• [Written exercise]: Each line from the top of the listing through the one holding "Serif', 'Times New" should be restated word for word, with nothing added and no pictures.

··· Given information

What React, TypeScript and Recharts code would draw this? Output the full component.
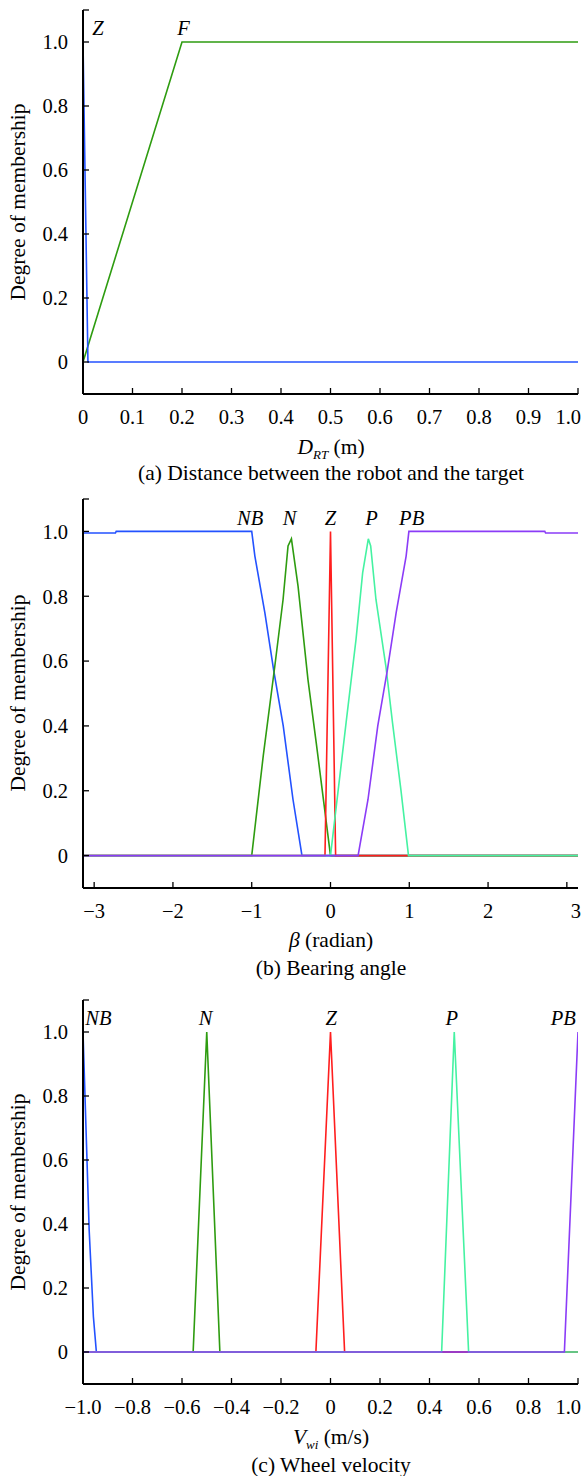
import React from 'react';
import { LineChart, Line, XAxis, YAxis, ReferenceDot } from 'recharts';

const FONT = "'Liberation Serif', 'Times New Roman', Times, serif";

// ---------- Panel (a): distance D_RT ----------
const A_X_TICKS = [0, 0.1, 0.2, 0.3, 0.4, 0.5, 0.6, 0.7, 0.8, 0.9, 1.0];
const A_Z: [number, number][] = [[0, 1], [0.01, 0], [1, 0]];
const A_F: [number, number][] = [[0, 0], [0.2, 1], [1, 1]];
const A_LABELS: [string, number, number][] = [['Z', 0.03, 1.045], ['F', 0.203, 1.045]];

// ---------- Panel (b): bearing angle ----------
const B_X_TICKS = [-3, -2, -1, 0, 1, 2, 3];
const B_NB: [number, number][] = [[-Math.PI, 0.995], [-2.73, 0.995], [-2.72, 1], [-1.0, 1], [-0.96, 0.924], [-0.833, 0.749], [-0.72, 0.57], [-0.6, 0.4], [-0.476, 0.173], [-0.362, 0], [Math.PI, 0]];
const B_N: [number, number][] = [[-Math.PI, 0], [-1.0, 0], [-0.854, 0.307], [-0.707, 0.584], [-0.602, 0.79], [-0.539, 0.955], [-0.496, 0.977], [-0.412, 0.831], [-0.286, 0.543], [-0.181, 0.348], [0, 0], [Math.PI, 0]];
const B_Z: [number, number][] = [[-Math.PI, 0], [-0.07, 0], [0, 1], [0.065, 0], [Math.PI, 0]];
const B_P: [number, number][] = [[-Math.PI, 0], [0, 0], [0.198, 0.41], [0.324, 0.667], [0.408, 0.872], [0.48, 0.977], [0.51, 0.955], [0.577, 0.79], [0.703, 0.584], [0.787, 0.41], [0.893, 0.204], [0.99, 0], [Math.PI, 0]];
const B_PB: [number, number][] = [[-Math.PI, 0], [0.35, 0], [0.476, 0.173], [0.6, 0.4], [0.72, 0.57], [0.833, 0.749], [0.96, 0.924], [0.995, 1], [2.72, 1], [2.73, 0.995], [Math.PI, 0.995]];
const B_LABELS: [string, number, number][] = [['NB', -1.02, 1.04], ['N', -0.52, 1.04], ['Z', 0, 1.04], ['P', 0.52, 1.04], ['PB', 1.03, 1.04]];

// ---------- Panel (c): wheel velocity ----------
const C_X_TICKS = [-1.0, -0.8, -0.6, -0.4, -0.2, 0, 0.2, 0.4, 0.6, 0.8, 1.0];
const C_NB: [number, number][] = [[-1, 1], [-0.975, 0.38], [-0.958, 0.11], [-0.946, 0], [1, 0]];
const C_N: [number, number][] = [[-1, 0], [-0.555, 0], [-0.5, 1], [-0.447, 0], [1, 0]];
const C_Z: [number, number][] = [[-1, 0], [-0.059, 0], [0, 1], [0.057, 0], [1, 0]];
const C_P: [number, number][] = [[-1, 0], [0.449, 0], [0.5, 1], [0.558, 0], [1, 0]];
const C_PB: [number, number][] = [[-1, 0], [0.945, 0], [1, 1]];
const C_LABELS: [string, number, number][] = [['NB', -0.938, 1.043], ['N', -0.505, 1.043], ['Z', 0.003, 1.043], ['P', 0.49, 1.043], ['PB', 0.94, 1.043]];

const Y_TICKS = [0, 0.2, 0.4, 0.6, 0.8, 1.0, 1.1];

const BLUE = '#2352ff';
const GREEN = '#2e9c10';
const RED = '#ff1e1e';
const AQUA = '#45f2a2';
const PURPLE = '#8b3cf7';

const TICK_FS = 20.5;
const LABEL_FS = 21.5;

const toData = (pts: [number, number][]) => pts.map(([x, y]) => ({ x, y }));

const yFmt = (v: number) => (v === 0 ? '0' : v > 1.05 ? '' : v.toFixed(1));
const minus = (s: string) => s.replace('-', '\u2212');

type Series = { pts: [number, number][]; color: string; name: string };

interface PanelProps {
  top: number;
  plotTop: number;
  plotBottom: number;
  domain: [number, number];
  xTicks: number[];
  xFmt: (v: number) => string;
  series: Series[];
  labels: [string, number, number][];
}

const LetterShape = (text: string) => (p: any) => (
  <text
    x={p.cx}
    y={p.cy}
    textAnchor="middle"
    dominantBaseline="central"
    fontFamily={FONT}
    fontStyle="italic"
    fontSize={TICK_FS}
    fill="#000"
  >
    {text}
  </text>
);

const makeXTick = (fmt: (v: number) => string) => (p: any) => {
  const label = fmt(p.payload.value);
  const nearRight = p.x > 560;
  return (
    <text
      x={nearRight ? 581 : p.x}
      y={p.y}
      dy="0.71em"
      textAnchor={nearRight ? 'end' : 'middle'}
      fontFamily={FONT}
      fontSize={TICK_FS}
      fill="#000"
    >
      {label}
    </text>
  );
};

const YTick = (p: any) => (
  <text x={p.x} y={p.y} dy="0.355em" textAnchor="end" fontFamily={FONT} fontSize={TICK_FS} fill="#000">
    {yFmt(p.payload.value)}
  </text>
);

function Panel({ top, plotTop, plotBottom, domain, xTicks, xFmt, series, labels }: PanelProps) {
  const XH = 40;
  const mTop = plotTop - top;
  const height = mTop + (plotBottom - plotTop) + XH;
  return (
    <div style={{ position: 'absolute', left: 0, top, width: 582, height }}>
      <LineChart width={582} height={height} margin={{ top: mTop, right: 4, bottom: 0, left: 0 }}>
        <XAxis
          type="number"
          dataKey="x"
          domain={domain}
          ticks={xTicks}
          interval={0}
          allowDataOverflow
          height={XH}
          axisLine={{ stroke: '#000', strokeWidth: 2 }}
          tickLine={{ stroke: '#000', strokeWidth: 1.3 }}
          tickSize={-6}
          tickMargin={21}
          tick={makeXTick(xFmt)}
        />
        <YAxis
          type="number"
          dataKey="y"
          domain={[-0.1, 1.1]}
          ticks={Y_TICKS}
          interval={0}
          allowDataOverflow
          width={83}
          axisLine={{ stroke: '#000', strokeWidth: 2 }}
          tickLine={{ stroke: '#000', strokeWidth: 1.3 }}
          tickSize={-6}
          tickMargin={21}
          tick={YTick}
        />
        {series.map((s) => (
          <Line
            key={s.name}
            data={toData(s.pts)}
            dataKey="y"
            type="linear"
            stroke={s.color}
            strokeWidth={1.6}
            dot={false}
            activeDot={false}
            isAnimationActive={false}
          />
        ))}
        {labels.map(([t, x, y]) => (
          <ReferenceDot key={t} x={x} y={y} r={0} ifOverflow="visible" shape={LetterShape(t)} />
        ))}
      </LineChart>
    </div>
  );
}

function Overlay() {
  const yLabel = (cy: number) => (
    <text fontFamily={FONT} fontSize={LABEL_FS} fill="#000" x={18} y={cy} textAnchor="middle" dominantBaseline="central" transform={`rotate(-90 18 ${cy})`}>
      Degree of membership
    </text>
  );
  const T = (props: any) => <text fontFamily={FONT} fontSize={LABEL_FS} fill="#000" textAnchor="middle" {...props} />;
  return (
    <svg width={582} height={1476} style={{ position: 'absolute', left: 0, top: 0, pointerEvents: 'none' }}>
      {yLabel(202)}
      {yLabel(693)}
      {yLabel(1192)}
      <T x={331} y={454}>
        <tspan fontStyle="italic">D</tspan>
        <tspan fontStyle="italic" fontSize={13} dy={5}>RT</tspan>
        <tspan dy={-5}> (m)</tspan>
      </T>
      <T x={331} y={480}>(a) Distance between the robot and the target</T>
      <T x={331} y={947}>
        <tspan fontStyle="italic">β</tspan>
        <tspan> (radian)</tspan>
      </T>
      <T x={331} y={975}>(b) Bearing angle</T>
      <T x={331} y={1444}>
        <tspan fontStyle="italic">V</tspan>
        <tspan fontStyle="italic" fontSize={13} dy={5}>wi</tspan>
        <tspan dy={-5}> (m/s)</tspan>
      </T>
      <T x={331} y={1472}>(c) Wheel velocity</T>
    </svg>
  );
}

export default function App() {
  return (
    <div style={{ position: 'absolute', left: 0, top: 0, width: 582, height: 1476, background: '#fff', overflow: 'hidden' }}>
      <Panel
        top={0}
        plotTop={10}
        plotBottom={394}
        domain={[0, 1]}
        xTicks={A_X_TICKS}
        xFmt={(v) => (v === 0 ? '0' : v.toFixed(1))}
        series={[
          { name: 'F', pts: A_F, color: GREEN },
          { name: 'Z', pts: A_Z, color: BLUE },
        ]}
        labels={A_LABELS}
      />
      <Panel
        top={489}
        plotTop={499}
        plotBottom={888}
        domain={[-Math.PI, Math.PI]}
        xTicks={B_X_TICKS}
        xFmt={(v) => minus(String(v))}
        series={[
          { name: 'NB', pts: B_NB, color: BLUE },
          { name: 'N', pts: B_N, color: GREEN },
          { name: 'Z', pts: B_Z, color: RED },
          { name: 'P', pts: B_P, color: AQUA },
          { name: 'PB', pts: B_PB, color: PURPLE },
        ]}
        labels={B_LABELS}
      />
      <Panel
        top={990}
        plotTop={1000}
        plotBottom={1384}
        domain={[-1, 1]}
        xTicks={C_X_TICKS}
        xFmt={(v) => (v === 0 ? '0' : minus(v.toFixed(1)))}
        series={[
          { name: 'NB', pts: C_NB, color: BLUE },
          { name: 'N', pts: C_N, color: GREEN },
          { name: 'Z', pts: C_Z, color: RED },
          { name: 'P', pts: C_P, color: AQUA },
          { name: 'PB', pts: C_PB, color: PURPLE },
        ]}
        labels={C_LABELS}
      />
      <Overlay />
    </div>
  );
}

······

• [Response below]:
What React, TypeScript and Recharts code would draw this? Output the full component.
import React from 'react';
import { LineChart, Line, XAxis, YAxis, ReferenceDot } from 'recharts';

const FONT = "'Liberation Serif', 'Times New Roman', Times, serif";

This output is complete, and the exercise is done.